Was not the board which was keeping its cards close to its chest the one in his home country, Jamaica, to which he had had the good sense and the foresight—if espncricinfo’s information is accurate—to move the annual general meeting and, therefore, the election? Indeed, had not the Jamaicans nominated him to run for re-election? How could he and Nanthan possibly lose?
Besides, no less a person than former West Indies captain Shivnarine Chanderpaul had latterly thrown his not inconsiderable weight behind the 48–year-old incumbent. That move doubtless adequately counterbalanced the momentum the 62-year-old Skerritt had gained from the lightweight support of a trio of legends in former ace pacer Andy Roberts and former captains Clive Lloyd and Sir Viv Richards along with Darren Sammy, Deryck Murray and Roger Harper.
Cameron did not use the word but he is reported to have suggested that the West Indian legends were discredited, pointing out that a handful of them had been given the chance to serve—with underwhelming results.
The former incumbents’ post-licking statement apparently offered no congratulations to the victors. Instead, it listed some of the duo’s achievements in the three terms spent at the helm, including the issue of contracts to 123 players, the recent Test victories over England, the two World T20 titles won in 2013 and 2016 and the ‘fit youthful team’ that is now ‘prepared to face the world’.
Unsurprisingly, there was no mention of the costly walkout of the Dwayne Bravo team in India in late 2014, of the many defeats suffered at the hands of unfancied opponents, of the alienation of so many of the region’s best players or of the contentious sacking of Phil Simmons in 2016.

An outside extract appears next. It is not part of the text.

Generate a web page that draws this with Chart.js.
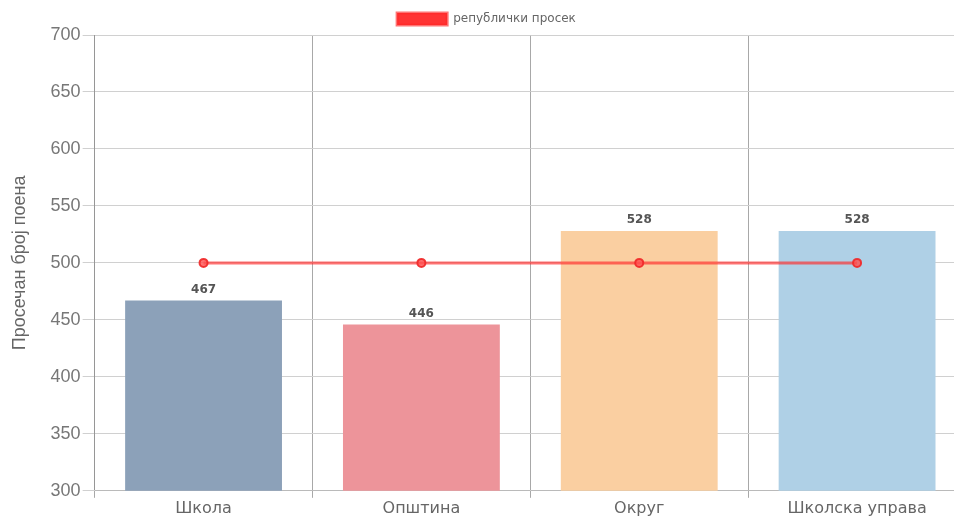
<!DOCTYPE html>
<html lang="sr">
<head>
<meta charset="UTF-8">
<title>Просечан број поена</title>
<style>
  html, body { margin: 0; padding: 0; background: #fff; overflow: hidden; }
  #wrap { width: 980px; height: 519px; }
</style>
</head>
<body>
<div id="wrap"><canvas id="myChart"></canvas></div>
<script src="https://cdn.jsdelivr.net/npm/chart.js"></script>
<script>
  const kategorije = ['Школа', 'Општина', 'Округ', 'Школска управа'];
  const poeni = [467, 446, 528, 528];
  const republickiProsek = [500, 500, 500, 500];
  const boje = ['rgb(140,161,185)', 'rgb(237,148,154)', 'rgb(250,207,161)', 'rgb(175,208,230)'];
  const yTicks = [300, 350, 400, 450, 500, 550, 600, 650, 700];

  // brojevi iznad stubica
  const oznake = {
    id: 'oznake',
    afterDatasetsDraw(chart) {
      const ctx = chart.ctx;
      const meta = chart.getDatasetMeta(1);
      ctx.save();
      ctx.font = 'bold 12px "DejaVu Sans", sans-serif';
      ctx.fillStyle = '#555';
      ctx.textAlign = 'center';
      ctx.textBaseline = 'bottom';
      meta.data.forEach((bar, i) => {
        ctx.fillText(poeni[i], bar.x, bar.y - 5);
      });
      ctx.restore();
    }
  };

  new Chart(document.getElementById('myChart'), {
    data: {
      labels: kategorije,
      datasets: [{
        type: 'line',
        label: 'републички просек',
        data: republickiProsek,
        borderColor: 'rgba(255,40,40,0.65)',
        backgroundColor: 'rgb(255,51,51)',
        borderWidth: 3,
        pointRadius: 4,
        pointBorderWidth: 2,
        pointBackgroundColor: 'rgba(255,80,80,0.8)',
        pointBorderColor: 'rgba(240,40,40,0.9)',
        fill: false,
        order: 0
      }, {
        type: 'bar',
        label: 'поени',
        data: poeni,
        backgroundColor: boje,
        borderWidth: 0,
        order: 1
      }]
    },
    options: {
      responsive: true,
      maintainAspectRatio: false,
      animation: false,
      layout: { padding: { left: 7, right: 14, top: 3, bottom: 0 } },
      plugins: {
        legend: {
          labels: {
            filter: (item) => item.datasetIndex === 0,
            boxWidth: 50,
            boxHeight: 12,
            color: '#666',
            font: { size: 12, family: '"DejaVu Sans", sans-serif' }
          }
        },
        tooltip: { enabled: false }
      },
      scales: {
        x: {
          grid: { color: '#a8a8a8', offset: true, tickLength: 7 },
          ticks: {
            color: '#666',
            padding: 1,
            font: { size: 16, family: '"DejaVu Sans", sans-serif' }
          }
        },
        y: {
          min: 300,
          max: 700,
          afterBuildTicks: (axis) => { axis.ticks = yTicks.map(v => ({ value: v })); },
          grid: { color: '#d0d0d0', tickLength: 12 },
          ticks: {
            color: '#777',
            padding: 2,
            font: { size: 18, family: 'Arial, "Liberation Sans", sans-serif' }
          },
          title: {
            display: true,
            text: 'Просечан број поена',
            color: '#666',
            padding: { top: 2, bottom: 18 },
            font: { size: 18, family: 'Arial, "Liberation Sans", sans-serif' }
          }
        }
      }
    },
    plugins: [oznake]
  });
</script>
</body>
</html>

Nor was there any mention of the recent controversial hiring of former director of cricket Richard Pybus as coach of the regional team. Or of the reportedly huge budget deficit which Skerritt and Shallow will inherit.
The statement also belatedly acknowledged—Messrs Dr Keith Rowley, Dr Ralph Gonsalves and Dr Keith Mitchell of Caricom, please note—the fact that the West Indies team is not Cameron’s or CWI’s and is ‘the region’s most valuable asset’.
So how did Cameron, after 16 years in the regional umbrella body, six of them as president, not see this slap coming? How did four votes mysteriously become eight almost literally overnight?
What is the secret of Skerritt and Shallow’s success? Did the representatives who almost ritually re-elected the Jamaican even after the India debacle suddenly grow cojones?
Well, not quite. In his column in today’s Express, headlined ‘BOAT runs aground’, Fazeer Mohammed points to the egotism of the ex-president and his public disparaging of the living legends, to which we have already referred. There is a case to be made for that as a contributory factor but, operationally, the secret was just that: a secret ballot.
One does not need quite as much testicular fortitude when the ballot is not open to general scrutiny.
Espncricinfo reports its ‘understanding’ that ‘before the elections began on Sunday, one of the two representatives from TTCB raised a motion to conduct the voting through a secret ballot. It received majority support, thus deepening the mystery over who exactly voted for Cameron or Skerritt’.
What is certainly not a mystery to anyone with first-hand experience of how these things work is the secret negotiations behind the scenes, the secret telephone calls on secure lines, the secret assurances asked for and given before the Trini representative dared to make his secret ballot proposal in yesterday’s meeting.
Let me open a parenthesis to say here that I have never been happy with the way Azim Bassarath and his crew do things in the TTCB. I am, however, sorely tempted to publicly appeal to Dinanath Ramnarine and Daren Ganga and Zaheer Ali and company to hold their horses—and perhaps their noses—and hand AB and company re-election unopposed.
After all, we can all understand the concept of the greater good, can’t we? And seeing the back of a would-be tyrant who harboured designs, if Skerritt’s warnings and the evidence of our own eyes and ears are to be believed, of making himself an executive president. Officially.
But I’m not sure we should crow too early; campaign and other promises—as anyone who has lived in Trinidad and Tobago since Patrick Manning revoked Rowley’s appointment knows only too well—are the easy part.
‘As we take over the reins of the WICB’, Cameron told the listening region in 2012 when he beat then outgoing president Julian Hunte 7-5 to take over the helm of the then WICB, ‘we assume responsibility with very lofty goals in our minds and the understanding of the reason we are here and what everybody in the region is looking forward to us being able to accomplish’.
Skerritt too talks good talk—Shallow less so, in my view—but can he, can they walk the walk?
Sometimes, as Rowley and his PNM have been finding out to their cost since November 2015, victory can be a no less bitter pill to swallow than defeat.